Having a Female Doctor Improves Women's Chances for Workers' Comp: Study

                               

Austin, TX — Women injured on the job have a better chance of qualifying for workers’ compensation disability payments and receiving higher payouts when a female doctor evaluates their claim, according to a recent study.

Using 2013-2017 data from the Texas workers’ compensation system, researchers from the University of Texas and the University of Illinois Chicago looked at the results of dispute resolution medical evaluations. Those evaluations occur “when one party – most often the insurer – disagrees with the assessment of the initial evaluating doctor,” according to a UT press release. A second opinion is then required from an independent doctor, who is randomly assigned to the claim.

When injured female workers’ claims were assigned to a female doctor for those evaluations, the workers were 5% more likely to qualify as disabled and received about 8.5% more in cash benefits.

The researchers then conducted a survey of more than 1,500 adults 30-64 years old who were working in the past 12 months.

“Relative to men, women were much more likely to report that an own-gender doctor would be more likely to treat them with respect, understand their concerns, believe them, provide needed testing and treatments, make them feel comfortable, and ask appropriate questions instead of making assumptions,” study co-author Marcus Dillender, an assistant professor at UIC, said in the release.

The researchers recommend two policy interventions: increase the number of female doctors and change the current gender-blind system to “one that matches doctor gender to that of the claimant when possible.”

The data also showed that the claims and compensation of injured male workers were the same regardless of the gender of the doctor assessing their claim. Thus, “such policies could improve outcomes for women without detrimental impact on their male counterparts.”
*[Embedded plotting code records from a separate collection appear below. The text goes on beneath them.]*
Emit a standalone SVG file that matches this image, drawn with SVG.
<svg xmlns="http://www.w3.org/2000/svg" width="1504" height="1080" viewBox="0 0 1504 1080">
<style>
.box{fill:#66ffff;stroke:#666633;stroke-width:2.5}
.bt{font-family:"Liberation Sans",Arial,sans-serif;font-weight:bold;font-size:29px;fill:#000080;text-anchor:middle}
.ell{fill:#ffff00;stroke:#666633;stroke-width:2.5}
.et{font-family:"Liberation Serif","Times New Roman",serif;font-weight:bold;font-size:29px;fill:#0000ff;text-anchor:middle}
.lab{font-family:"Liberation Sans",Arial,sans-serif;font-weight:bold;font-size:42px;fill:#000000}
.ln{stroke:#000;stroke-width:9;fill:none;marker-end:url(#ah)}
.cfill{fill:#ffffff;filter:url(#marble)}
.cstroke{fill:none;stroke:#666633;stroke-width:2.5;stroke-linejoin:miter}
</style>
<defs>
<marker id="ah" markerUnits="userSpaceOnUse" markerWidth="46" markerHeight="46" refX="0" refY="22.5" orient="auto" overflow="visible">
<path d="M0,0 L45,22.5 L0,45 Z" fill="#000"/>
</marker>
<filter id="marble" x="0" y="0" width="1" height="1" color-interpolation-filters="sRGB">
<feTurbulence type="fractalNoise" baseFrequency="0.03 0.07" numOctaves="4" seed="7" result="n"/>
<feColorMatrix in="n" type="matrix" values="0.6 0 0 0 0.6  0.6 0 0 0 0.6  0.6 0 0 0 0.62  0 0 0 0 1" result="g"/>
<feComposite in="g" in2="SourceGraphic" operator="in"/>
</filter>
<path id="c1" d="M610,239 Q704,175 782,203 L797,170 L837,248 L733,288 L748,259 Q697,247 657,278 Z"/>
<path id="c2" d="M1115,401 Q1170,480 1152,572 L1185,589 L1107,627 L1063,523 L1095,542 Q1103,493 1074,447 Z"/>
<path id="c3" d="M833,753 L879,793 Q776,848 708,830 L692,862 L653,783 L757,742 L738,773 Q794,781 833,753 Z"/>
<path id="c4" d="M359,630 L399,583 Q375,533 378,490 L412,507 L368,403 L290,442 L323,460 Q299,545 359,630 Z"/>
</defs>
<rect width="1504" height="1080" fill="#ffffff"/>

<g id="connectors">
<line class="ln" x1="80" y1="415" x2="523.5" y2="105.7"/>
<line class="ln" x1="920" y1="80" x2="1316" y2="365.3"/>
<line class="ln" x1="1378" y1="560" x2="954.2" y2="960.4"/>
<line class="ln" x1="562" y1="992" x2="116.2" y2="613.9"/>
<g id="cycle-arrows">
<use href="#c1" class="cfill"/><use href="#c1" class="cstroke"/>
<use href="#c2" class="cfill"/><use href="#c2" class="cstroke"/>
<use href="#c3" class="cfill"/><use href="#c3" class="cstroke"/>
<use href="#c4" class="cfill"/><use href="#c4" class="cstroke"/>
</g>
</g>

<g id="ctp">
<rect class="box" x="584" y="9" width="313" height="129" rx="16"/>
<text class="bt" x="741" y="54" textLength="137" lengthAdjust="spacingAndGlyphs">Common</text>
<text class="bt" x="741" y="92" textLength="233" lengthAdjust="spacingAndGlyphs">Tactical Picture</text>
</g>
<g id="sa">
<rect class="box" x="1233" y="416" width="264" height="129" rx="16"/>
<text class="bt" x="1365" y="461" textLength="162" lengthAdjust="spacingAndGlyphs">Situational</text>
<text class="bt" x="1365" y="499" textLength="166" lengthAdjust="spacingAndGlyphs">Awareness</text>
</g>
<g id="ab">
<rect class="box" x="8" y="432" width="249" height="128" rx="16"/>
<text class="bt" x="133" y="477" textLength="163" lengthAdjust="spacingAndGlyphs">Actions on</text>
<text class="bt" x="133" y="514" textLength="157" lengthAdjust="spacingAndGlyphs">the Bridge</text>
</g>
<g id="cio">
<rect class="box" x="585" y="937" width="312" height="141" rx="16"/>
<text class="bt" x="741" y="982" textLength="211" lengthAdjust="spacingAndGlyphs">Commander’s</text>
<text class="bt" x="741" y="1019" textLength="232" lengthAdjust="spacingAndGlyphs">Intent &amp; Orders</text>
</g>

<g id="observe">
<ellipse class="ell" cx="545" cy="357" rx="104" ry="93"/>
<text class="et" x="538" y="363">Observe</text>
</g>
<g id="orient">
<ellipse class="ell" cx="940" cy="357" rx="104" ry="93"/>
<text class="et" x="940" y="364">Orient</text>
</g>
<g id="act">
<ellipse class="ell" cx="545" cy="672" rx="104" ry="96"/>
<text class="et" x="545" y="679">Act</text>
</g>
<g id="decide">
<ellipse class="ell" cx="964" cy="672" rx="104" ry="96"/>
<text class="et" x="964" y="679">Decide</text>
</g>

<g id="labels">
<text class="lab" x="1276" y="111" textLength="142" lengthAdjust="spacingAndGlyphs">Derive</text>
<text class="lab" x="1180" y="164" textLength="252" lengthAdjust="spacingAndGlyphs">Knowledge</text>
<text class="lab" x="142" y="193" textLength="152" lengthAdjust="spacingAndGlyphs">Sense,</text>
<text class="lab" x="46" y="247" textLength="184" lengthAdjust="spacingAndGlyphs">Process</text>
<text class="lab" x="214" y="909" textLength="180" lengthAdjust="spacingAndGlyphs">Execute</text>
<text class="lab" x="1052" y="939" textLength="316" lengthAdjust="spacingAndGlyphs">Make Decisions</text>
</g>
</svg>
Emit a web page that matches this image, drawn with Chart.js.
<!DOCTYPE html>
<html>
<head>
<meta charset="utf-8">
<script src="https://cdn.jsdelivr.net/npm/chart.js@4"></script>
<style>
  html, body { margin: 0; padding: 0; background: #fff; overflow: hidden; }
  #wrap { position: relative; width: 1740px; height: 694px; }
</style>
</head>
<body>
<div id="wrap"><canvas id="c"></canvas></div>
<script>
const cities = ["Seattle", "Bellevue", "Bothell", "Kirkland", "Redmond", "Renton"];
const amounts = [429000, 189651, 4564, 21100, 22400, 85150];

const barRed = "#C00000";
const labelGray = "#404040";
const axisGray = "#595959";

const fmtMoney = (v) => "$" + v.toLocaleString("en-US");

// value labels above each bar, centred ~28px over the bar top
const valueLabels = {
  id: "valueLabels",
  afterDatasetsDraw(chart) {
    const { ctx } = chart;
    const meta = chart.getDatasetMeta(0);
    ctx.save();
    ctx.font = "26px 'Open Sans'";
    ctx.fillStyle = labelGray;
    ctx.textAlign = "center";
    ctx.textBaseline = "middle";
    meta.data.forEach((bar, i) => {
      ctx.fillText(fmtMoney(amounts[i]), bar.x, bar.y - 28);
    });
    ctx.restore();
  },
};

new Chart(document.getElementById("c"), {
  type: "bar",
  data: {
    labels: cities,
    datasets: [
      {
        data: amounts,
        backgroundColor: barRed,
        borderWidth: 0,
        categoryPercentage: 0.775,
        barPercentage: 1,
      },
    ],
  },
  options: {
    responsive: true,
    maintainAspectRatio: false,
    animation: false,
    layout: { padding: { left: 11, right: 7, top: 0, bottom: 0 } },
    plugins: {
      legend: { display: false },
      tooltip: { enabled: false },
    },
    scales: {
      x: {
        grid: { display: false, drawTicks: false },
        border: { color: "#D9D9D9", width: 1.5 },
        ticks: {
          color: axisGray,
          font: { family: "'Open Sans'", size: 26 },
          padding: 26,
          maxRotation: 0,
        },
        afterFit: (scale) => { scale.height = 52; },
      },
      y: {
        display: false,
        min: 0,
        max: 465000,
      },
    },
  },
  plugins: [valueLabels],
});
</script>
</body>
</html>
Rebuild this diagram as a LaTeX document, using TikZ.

Study co-author Marika Cabral, an associate professor of economics at UT, adds: “A growing body of research documents large disparities between male and female patients in health care and in social insurance benefits that rely on medical evaluations. However, it is not clear what drives these disparities. Our study indicates that doctors’ gender is an important factor in the evaluation of female patients, which suggests that the disparities are not entirely driven by underlying health differences between male and female patients.”

The study was published online in December in the National Bureau of Economic Research’s working paper series.